Did Jephthah Kill His Daughter?
by Stuart DiNenno
Did Jephthah offer his daughter in a human sacrifice to God (Judges 11:30-40)?
I say no for the following reasons:
— Both murder and human sacrifice were strictly forbidden by the law of Moses.
— A vow to God to do something unlawful is not a valid vow. It would have been null as soon as it came out of his lips and all his Israelite neighbors would have informed Jephthah of that.
— I don’t believe that Paul would have named Jephthah in Hebrews 11:32 as one of the heroes of faith if he had been both a murderer and a practitioner of human sacrifice.

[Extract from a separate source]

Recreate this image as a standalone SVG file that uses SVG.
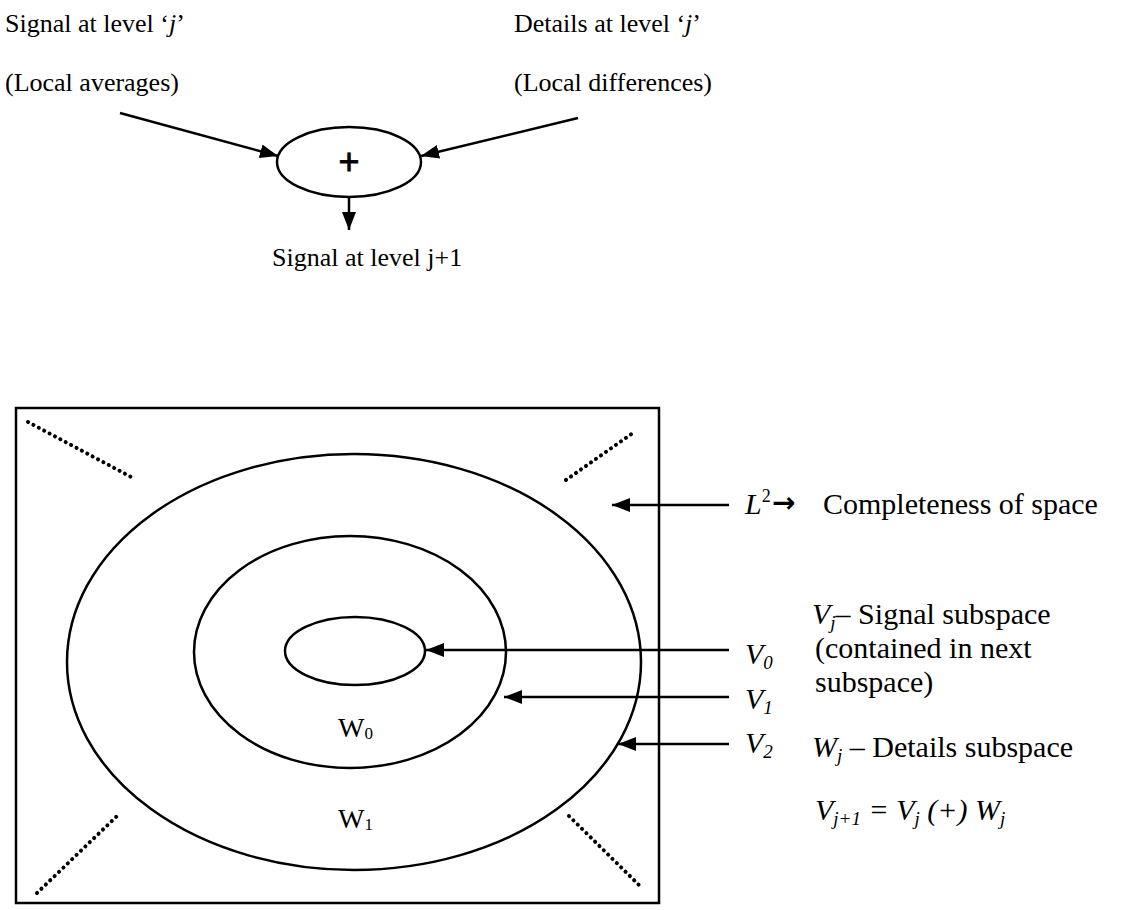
<svg xmlns="http://www.w3.org/2000/svg" width="1139" height="910" viewBox="0 0 1139 910">
<style>
.t{font-family:"Liberation Serif","Times New Roman",serif;font-size:26px;fill:#000}
.r{font-family:"Liberation Serif","Times New Roman",serif;font-size:30px;fill:#000}
.w{font-family:"Liberation Serif","Times New Roman",serif;font-size:28px;fill:#000}
.i{font-style:italic}
.ln{stroke:#000;stroke-width:2.5;fill:none}
.el{stroke:#000;stroke-width:2.5;fill:none}
.dot{stroke:#000;stroke-width:4;stroke-dasharray:0.1 6;stroke-linecap:round;fill:none}
</style>
<defs>
<marker id="ah" markerUnits="userSpaceOnUse" markerWidth="20" markerHeight="16" refX="18" refY="7" orient="auto">
<path d="M0,0 L18,7 L0,14 Z" fill="#000"/>
</marker>
</defs>
<rect width="1139" height="910" fill="#fff"/>

<g id="top-labels">
<text class="t" x="5" y="32">Signal at level ‘<tspan class="i">j</tspan>’</text>
<text class="t" x="5" y="91">(Local averages)</text>
<text class="t" x="514" y="32">Details at level ‘<tspan class="i">j</tspan>’</text>
<text class="t" x="514" y="91">(Local differences)</text>
<text class="t" x="272" y="266">Signal at level j+1</text>
</g>

<g id="sum-node">
<ellipse class="el" cx="349" cy="162" rx="72" ry="35"/>
<text x="349" y="174" text-anchor="middle" font-family="Liberation Sans, Arial, sans-serif" font-size="36" stroke="#000" stroke-width="0.8">+</text>
</g>

<g id="space-box">
<rect x="16" y="408" width="643" height="495" fill="none" stroke="#000" stroke-width="2.5"/>
<path class="dot" d="M28,422 L133,478"/>
<path class="dot" d="M566,480 L633,433"/>
<path class="dot" d="M37,893 L117,816"/>
<path class="dot" d="M569,816 L640,886"/>
</g>

<g id="ellipse-V2">
<ellipse class="el" cx="354" cy="662" rx="287" ry="208"/>
<text class="w" x="338" y="828">W<tspan font-size="17" dy="2">1</tspan></text>
</g>
<g id="ellipse-V1">
<ellipse class="el" cx="350" cy="652" rx="156" ry="116"/>
<text class="w" x="338" y="737">W<tspan font-size="17" dy="2">0</tspan></text>
</g>
<g id="ellipse-V0">
<ellipse class="el" cx="355" cy="651" rx="70" ry="34"/>
</g>

<g id="right-labels">
<text class="r" x="745" y="514"><tspan class="i">L</tspan><tspan style="font-size:18px" dy="-12">2</tspan></text>
<text x="772" y="512" style="font-family:'DejaVu Sans',sans-serif;font-weight:bold;font-size:28px">→</text>
<text class="r" x="823" y="514">Completeness of space</text>
<text class="r" x="812" y="624"><tspan class="i">V</tspan><tspan class="i" font-size="19" dy="5">j</tspan><tspan dy="-5">– Signal subspace</tspan></text>
<text class="r" x="815" y="658">(contained in next</text>
<text class="r" x="815" y="692">subspace)</text>
<text class="r" x="812" y="757"><tspan class="i">W</tspan><tspan class="i" font-size="19" dy="5">j</tspan><tspan dy="-5"> – Details subspace</tspan></text>
<text class="r i" x="815" y="820">V<tspan font-size="19" dy="5">j+1</tspan><tspan dy="-5"> = V</tspan><tspan font-size="19" dy="5">j</tspan><tspan dy="-5"> (+) W</tspan><tspan font-size="19" dy="5">j</tspan></text>
<text class="r i" x="745" y="664">V<tspan font-size="19" dy="5">0</tspan></text>
<text class="r i" x="745" y="709">V<tspan font-size="19" dy="5">1</tspan></text>
<text class="r i" x="745" y="753">V<tspan font-size="19" dy="5">2</tspan></text>
</g>

<g id="connectors">
<path class="ln" d="M120,113 L278,156" marker-end="url(#ah)"/>
<path class="ln" d="M578,118 L421,156" marker-end="url(#ah)"/>
<path class="ln" d="M349,197 L349,230" marker-end="url(#ah)"/>
<path class="ln" d="M729,505 L612,505" marker-end="url(#ah)"/>
<path class="ln" d="M729,650 L426,650" marker-end="url(#ah)"/>
<path class="ln" d="M729,697 L504,697" marker-end="url(#ah)"/>
<path class="ln" d="M729,744 L618,744" marker-end="url(#ah)"/>
</g>
</svg>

— The plan to sacrifice her would have been known to many people in advance, since his daughter was said to be mourning her virginity with her friends for two months after Jephthah made his vow. It seems extremely unlikely that all his Israelite neighbors knew that he was going to murder his daughter and make a human sacrifice to God, and instead of intervening or spiriting her away somewhere, they silently acquiesced to the plan.

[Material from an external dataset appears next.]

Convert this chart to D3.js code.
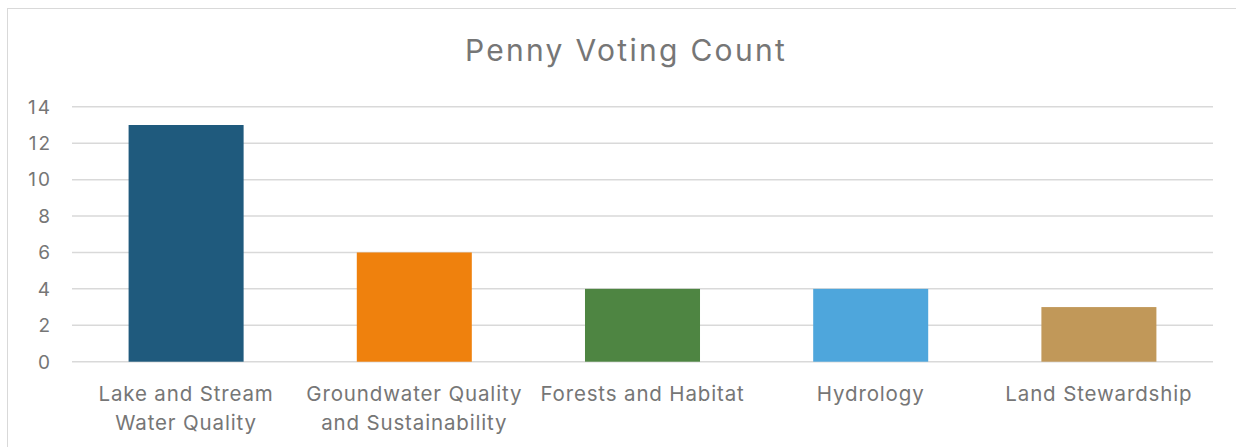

— I’m sure that a young woman would bewail much more than just her virginity, if she was about to be slaughtered like an animal by her own father.

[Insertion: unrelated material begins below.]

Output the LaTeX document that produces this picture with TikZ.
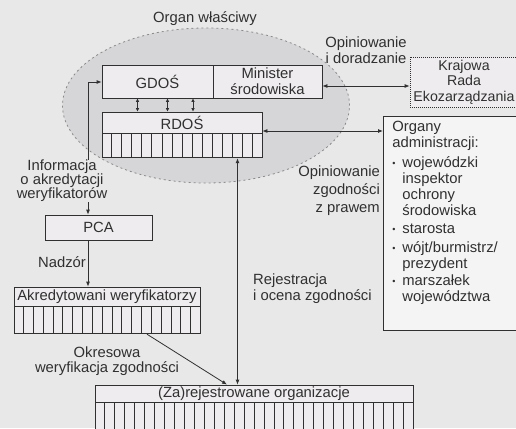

— The daughter would have been complicit in her own killing. It’s clear that she made no attempt to escape and no plea to her father to be spared, so it would have been a suicide on her part and she would have been a willing accomplice in human sacrifice to God. It requires believing that both Jephthah and her daughter were very wicked people, but Christian charity requires us to think the best of people when circumstances are unclear.
— Jephthah, being an Israelite, would have known that any offering to God required a Levitical priest to perform it at the Tabernacle, and not even the most corrupt priest would have been willing to kill a daughter of Israel and offer her as a human sacrifice to Jehovah.
What actually became of the daughter, I don’t know. Some speculate that she became a dedicated servant of the Tabernacle like Anna was later in the Temple (Luke 2:36-37). Whatever the case, I believe she “surely became the LORD’S” according to Jephthah’s vow in Judges 11:30-31, but I don’t believe that she was “offered up for a burnt sacrifice” like a sheep or a goat.